[Goal] Copy every line of the entries that includes the word "this".

[Record list]
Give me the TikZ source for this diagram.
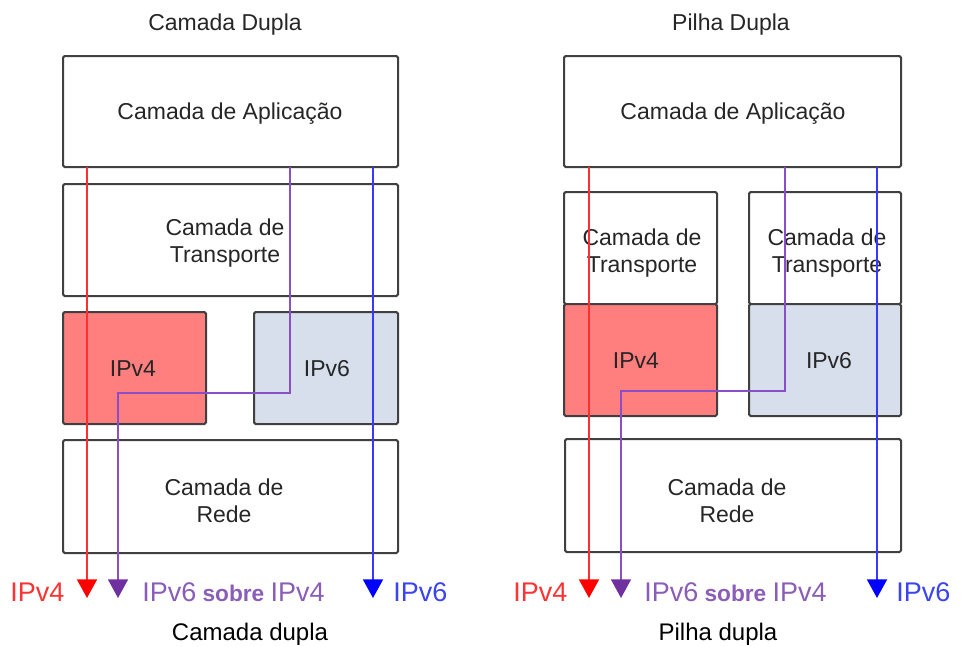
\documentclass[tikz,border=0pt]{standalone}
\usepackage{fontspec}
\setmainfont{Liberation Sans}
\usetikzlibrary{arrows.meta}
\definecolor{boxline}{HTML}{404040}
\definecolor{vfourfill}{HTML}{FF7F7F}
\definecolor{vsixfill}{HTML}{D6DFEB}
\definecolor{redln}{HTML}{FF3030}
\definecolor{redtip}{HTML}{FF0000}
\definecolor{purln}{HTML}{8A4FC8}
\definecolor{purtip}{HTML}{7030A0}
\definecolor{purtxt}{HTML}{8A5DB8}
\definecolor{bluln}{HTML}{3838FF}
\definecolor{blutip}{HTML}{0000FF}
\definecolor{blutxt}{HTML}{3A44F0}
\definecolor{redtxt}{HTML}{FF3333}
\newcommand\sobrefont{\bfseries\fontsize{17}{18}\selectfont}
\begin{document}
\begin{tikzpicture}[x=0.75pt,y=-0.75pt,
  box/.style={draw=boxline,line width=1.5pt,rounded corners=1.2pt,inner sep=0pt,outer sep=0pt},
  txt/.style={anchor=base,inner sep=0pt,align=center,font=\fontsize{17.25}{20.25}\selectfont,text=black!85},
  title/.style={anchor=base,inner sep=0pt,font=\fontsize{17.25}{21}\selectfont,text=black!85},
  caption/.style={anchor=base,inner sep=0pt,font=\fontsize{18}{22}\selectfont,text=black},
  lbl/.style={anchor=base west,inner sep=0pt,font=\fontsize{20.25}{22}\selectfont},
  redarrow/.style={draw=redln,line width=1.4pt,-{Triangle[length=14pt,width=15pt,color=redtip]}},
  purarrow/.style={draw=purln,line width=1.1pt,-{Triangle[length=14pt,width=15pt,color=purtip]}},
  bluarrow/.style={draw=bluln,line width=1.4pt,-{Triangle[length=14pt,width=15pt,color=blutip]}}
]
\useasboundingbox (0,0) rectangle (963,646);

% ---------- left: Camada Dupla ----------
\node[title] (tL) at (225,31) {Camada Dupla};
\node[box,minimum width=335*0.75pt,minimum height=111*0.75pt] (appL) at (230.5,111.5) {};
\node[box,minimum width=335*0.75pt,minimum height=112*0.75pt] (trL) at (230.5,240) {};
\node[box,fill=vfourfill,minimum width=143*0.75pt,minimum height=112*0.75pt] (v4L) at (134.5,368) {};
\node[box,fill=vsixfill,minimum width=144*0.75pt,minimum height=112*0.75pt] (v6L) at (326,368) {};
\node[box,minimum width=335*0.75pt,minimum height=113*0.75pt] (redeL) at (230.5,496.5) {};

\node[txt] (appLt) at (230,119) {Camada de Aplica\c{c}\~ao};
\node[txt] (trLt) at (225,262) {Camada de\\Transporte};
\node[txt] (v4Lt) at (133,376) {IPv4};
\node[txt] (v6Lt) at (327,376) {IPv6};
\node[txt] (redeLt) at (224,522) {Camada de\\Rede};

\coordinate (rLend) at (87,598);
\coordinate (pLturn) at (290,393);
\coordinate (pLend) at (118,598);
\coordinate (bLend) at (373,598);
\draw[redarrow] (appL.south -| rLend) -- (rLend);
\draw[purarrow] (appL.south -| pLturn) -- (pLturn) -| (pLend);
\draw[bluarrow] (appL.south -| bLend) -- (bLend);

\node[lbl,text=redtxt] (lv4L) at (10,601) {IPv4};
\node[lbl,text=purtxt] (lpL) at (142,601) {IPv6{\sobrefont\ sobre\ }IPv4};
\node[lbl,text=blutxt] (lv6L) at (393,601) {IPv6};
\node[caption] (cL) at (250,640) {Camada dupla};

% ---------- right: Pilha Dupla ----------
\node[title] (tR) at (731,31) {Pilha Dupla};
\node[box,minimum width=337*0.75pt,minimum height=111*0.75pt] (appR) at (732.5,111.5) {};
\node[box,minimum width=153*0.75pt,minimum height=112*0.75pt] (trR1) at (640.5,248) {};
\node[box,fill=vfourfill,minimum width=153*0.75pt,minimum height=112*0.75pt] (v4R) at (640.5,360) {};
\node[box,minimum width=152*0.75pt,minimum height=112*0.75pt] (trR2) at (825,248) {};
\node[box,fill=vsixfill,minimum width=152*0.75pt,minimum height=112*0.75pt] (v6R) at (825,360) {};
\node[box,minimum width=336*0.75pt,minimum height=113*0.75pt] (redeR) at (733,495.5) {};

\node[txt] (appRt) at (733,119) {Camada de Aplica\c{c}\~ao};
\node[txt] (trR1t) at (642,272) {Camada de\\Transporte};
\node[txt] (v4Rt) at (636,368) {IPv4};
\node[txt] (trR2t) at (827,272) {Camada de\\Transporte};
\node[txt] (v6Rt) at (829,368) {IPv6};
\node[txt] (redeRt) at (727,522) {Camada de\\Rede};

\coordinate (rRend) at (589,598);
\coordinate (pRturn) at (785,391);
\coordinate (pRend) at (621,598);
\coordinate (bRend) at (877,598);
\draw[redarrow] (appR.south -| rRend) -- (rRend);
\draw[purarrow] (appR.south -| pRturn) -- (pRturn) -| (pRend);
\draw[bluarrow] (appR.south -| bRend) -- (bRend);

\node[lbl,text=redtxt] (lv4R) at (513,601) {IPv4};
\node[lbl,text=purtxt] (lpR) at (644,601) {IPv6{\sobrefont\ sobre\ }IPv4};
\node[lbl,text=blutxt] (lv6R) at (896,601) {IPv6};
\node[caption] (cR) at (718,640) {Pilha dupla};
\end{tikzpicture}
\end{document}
--
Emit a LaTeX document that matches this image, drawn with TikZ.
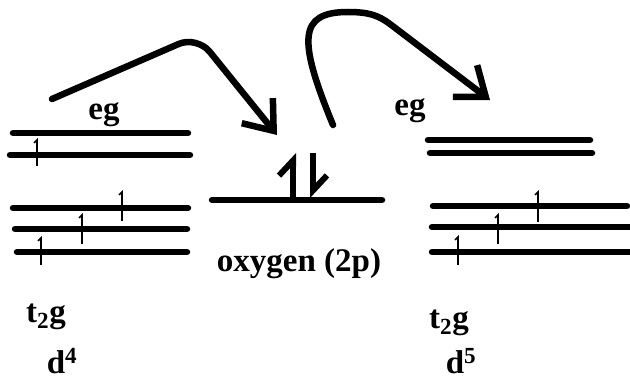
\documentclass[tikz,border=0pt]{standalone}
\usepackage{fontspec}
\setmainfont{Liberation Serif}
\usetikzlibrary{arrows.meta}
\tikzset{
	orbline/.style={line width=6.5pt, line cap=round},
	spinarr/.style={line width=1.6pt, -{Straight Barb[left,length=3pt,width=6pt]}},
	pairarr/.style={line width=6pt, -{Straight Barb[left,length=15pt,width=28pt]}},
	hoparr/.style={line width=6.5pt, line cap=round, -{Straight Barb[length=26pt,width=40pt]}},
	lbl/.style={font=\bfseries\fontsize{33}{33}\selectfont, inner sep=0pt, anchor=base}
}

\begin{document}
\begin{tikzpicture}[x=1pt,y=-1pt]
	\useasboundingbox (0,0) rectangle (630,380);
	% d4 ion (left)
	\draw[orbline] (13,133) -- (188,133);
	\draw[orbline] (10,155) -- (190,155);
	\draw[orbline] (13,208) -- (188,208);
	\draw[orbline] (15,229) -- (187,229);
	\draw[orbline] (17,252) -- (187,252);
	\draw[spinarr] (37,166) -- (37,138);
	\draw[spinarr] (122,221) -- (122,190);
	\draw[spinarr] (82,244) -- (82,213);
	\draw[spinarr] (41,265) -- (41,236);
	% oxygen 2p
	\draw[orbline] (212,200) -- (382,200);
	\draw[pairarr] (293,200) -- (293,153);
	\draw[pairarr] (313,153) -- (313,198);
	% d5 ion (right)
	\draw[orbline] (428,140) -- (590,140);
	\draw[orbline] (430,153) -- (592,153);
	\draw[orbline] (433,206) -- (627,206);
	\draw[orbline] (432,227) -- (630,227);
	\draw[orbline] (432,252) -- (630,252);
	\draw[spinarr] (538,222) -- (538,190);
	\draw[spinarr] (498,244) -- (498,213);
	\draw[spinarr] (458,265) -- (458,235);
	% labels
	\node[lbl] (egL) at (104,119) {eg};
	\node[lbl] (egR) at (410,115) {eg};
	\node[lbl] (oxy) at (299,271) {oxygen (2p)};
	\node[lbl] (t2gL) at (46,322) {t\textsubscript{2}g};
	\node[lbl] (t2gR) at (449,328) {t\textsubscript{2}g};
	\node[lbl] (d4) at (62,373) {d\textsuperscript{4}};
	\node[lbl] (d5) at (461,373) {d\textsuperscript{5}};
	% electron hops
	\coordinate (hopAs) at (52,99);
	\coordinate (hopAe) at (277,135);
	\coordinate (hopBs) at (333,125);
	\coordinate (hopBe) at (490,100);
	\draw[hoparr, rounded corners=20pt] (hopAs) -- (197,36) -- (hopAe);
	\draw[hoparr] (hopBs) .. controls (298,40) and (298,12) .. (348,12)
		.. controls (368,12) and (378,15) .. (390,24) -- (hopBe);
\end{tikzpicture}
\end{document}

[Result below]
Give me the TikZ source for this diagram.
Emit a LaTeX document that matches this image, drawn with TikZ.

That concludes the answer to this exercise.